Tribune : Suicides au travail : et si on commençait par changer de langage ?


Selon Malcolm Duff, spécialiste du langage et PDG de la société de traduction HTT, "l'augmentation du taux de suicide chez les cadres d’âge moyen est due, entre autres, au jargon compétitif qui imprègne le monde du travail moderne". Si, à la place, l'on utilisait la terminologie maritime, le monde serait plus productif. 

"Nombreux sont les articles, provenant du monde entier, concernant la hausse croissante du taux de suicide chez les cadres. Le dernier en date nous vient du quotidien britannique The Guardian, publié en janvier 2013, qui indique que "le Bureau des Statistiques Nationales (ONS) a enregistré des hausses importantes du taux global de suicide au Royaume-Uni, notamment chez les hommes de 45 à 59 ans".(1) 
 Comme l'on pouvait s'y attendre, les derniers chiffres de l'OMS (2) indiquent que les pays au passé ou au présent communiste affichent les taux de suicide les plus élevés. En effet, selon un article (3) de l'AFP datant de septembre 2011, la Chine compte une tentative de suicide toutes les deux minutes, l'un des taux de suicide les plus élevés au monde. Cette tendance suicidaire pourrait se résumer par l'idée suivante: "sans travail, pas d'argent ; sans argent, pas de conjoint", comme une sensation de descente aux enfers. 
Mais le facteur commun est la dureté de la concurrence au travail. 
 Elle se reflète, tous pays confondus, dans la terminologie sportive qui imprègne chaque instant de notre vie. Nous sommes acteurs du marché du travail, affectés à des divisions avec des chefs d'équipe, des buts à atteindre, des uniformes, des drapeaux à porter, des indicateurs clés de performance, des indicateurs clés de succès, des stratégies et tactiques ; nous sommes entraînés et comparés, nous avons des clubs, des terrains de jeux, des pistes de réflexion, des promotions et relégations, perspectives et rebonds, formations et palmarès, sans cesse pour nous améliorer, toujours pour gagner, ou nous perdons tout. 
Si les pays communistes détiennent les pires statistiques en termes de suicide, c'est parce qu'ils offrent les perspectives les plus démoralisantes. En effet, la forme de concurrence la plus dure est celle où le fait de "gagner" repose moins sur le mérite personnel que sur les caprices d'une hiérarchie sans visage et sans nom. Car dans la vie, il n'y a pas de gagnants, ce n'est même pas un sport spectacle. Seules les fautes rythment le jeu, et la finale est la même pour tous. Cependant, la plupart d'entre nous n'en prenons conscience qu'à l'âge mûr, lorsque le plus gros de notre vie est derrière nous. 

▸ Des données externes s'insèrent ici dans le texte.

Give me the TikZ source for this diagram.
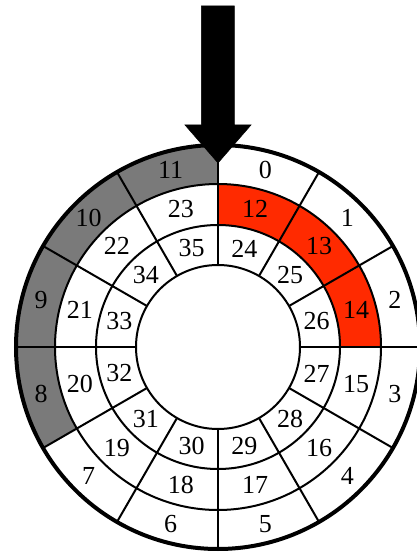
\documentclass[tikz,border=0pt]{standalone}
\usepackage{fontspec}
\setmainfont{Liberation Serif}
\usepackage{tikz}
\usetikzlibrary{calc}
\definecolor{sectorgray}{RGB}{122,122,122}
\definecolor{sectorred}{RGB}{255,42,0}
\tikzset{
  ring line/.style={
    draw=black,
    line width=2pt
  },
  rim line/.style={
    draw=black,
    line width=4pt
  },
  slot label/.style={
    font=\fontsize{26}{30}\selectfont,
    inner sep=0pt
  },
  pointer/.style={
    fill=black,
    draw=black,
    line width=0.5pt,
    line join=miter
  }
}

\begin{document}
\begin{tikzpicture}[x=1pt,y=1pt]
  \useasboundingbox (-218,-208) rectangle (199,347);

  % Shaded sectors
  \fill[sectorgray] (90:163pt) -- (90:202pt)
    arc[start angle=90, end angle=210, radius=202pt] -- (210:163pt)
    arc[start angle=210, end angle=90, radius=163pt] -- cycle;
  \fill[sectorred] (0:122pt) -- (0:163pt)
    arc[start angle=0, end angle=90, radius=163pt] -- (90:122pt)
    arc[start angle=90, end angle=0, radius=122pt] -- cycle;

  % Spokes
  \foreach \a in {0,30,...,330}
    \draw[ring line] (\a:82pt) -- (\a:202pt);

  % Rings
  \draw[ring line] (0,0) circle[radius=82pt];
  \draw[ring line] (0,0) circle[radius=122pt];
  \draw[ring line] (0,0) circle[radius=163pt];
  \draw[rim line] (0,0) circle[radius=202pt];

  % Slot numbers
  \foreach \i in {0,...,11} {
    \pgfmathsetmacro{\ang}{75-30*\i}
    \pgfmathtruncatemacro{\mid}{\i+12}
    \pgfmathtruncatemacro{\inn}{\i+24}
    \node[slot label] (outer\i) at (\ang:183pt) {\i};
    \node[slot label] (middle\i) at (\ang:143pt) {\mid};
    \node[slot label] (inner\i) at (\ang:102pt) {\inn};
  }

  % Pointer
  \fill[pointer] (-16.5,341) -- (16.5,341) -- (16.5,222) -- (33,222)
    -- (0,184) -- (-33,222) -- (-16.5,222) -- cycle;
\end{tikzpicture}
\end{document}
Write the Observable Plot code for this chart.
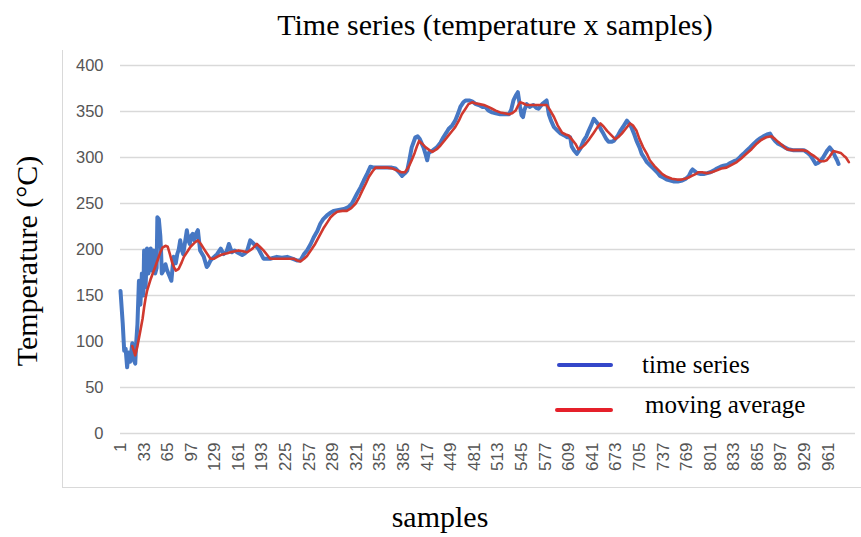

Plutôt que d'utiliser un jargon sportif, qui exclut automatiquement ceux qui ne peuvent ou ne veulent pas jouer, la terminologie maritime serait plus adaptée au monde du travail, car la vie est un voyage (une croisière pour certains), avec ses mers agitées et ses tempêtes, ses intempéries et ses calmes plats, ses crêtes et ses creux, et d’occasionnels havres de paix. La terminologie navale convient mieux aux manœuvres du marché que le jargon sportif et ne reflète aucun des aspects concurrentiels de ce dernier. Par ailleurs, elle prône des valeurs importantes telles que femmes et enfants d'abord, plutôt que le chacun pour soi. Et quel sport possède un concept comme celui du SOS?
Le personnel devrait être considéré comme un équipage, dont chaque membre connaît son rang, sa place et son devoir, ainsi que l'importance de son travail. Quant aux cadres, plutôt que de se plier aux diktats des actionnaires, de tuer leurs concurrents en prenant tout ce qu'ils peuvent tant qu’ils peuvent, ils pourraient agir de façon plus responsable, en se comportant comme des officiers, voire des capitaines de leur secteur d'activité. Ceux qui doutent de l'importance de la terminologie doivent savoir que notre monde n'est fait que de mots, et ce depuis ses débuts bibliques ("au commencement était le Verbe"). Nous ne faisons rien sans l'exprimer avec des mots, et rares sont les choses que nous connaissons sans pouvoir les exprimer. Nos mots ne reflètent pas le monde. Au contraire, les mots que nous employons créent le monde tel qu'il est.
 L'utilisation de la terminologie maritime au travail pourrait sauver des emplois, voire des vies, ne serait-ce que parce que cela nous aiderait à reconnaître que nous sommes tous dans le même bateau, à la dérive en quelque sorte, sur une planète qui navigue sur les ondes gravitationnelles d'un océan sans fin."